Rome, Italy, May 25, 2022 / 10:57 am
Cardinal Matteo Zuppi’s election as president of the Episcopal Conference of Italy is, at one level, unsurprising. For at least two years, he was spoken of as a frontrunner to succeed outgoing president Cardinal Gualtiero Bassetti. And everyone pointed to Zuppi as the only figure who could lead the bishops’ conference in the direction desired by Pope Francis. Yet, on another level, the appointment was somewhat unexpected.
Zuppi’s election was announced as Italy’s bishops met for their plenary assembly at the Hilton Rome Airport Hotel. In the corridors of the hotel near Rome’s Fiumicino airport, there was a somewhat defiant air.

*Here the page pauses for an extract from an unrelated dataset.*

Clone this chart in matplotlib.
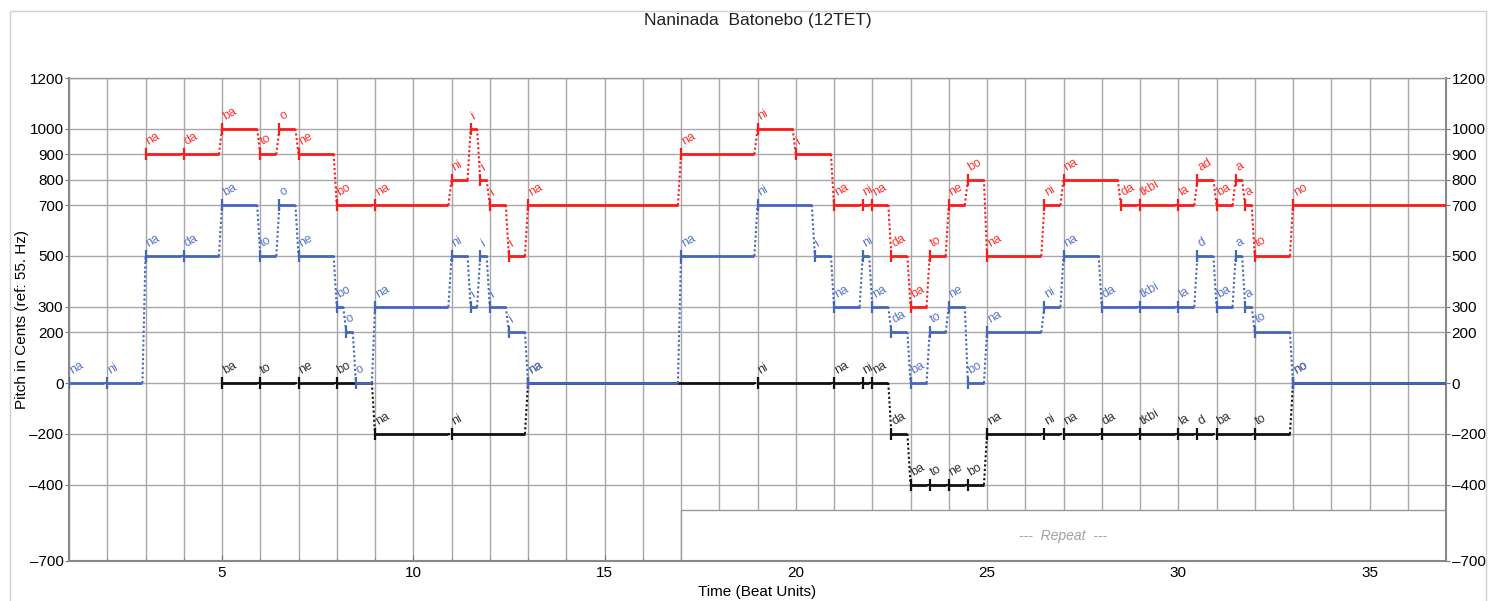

Some bishops, who asked to remain anonymous given that the ballot took place in secret, suggested that the pope was “forced” to select Zuppi, the archbishop of Bologna, because he received the most votes among the three candidates sent to him for a final decision. It was evident, they said, that the pope would have preferred Cardinal Paolo Lojudice of Siena, who, they indicated, would be appointed as the new vicar of Rome.
Presidents of Italy’s bishops’ conference have a five-year term. At the beginning of his pontificate, Pope Francis had asked for the statutes to be modified so that the bishops would elect the president themselves. But they preferred to keep the existing arrangement whereby the pope, as Bishop of Rome and Primate of Italy, chooses the president.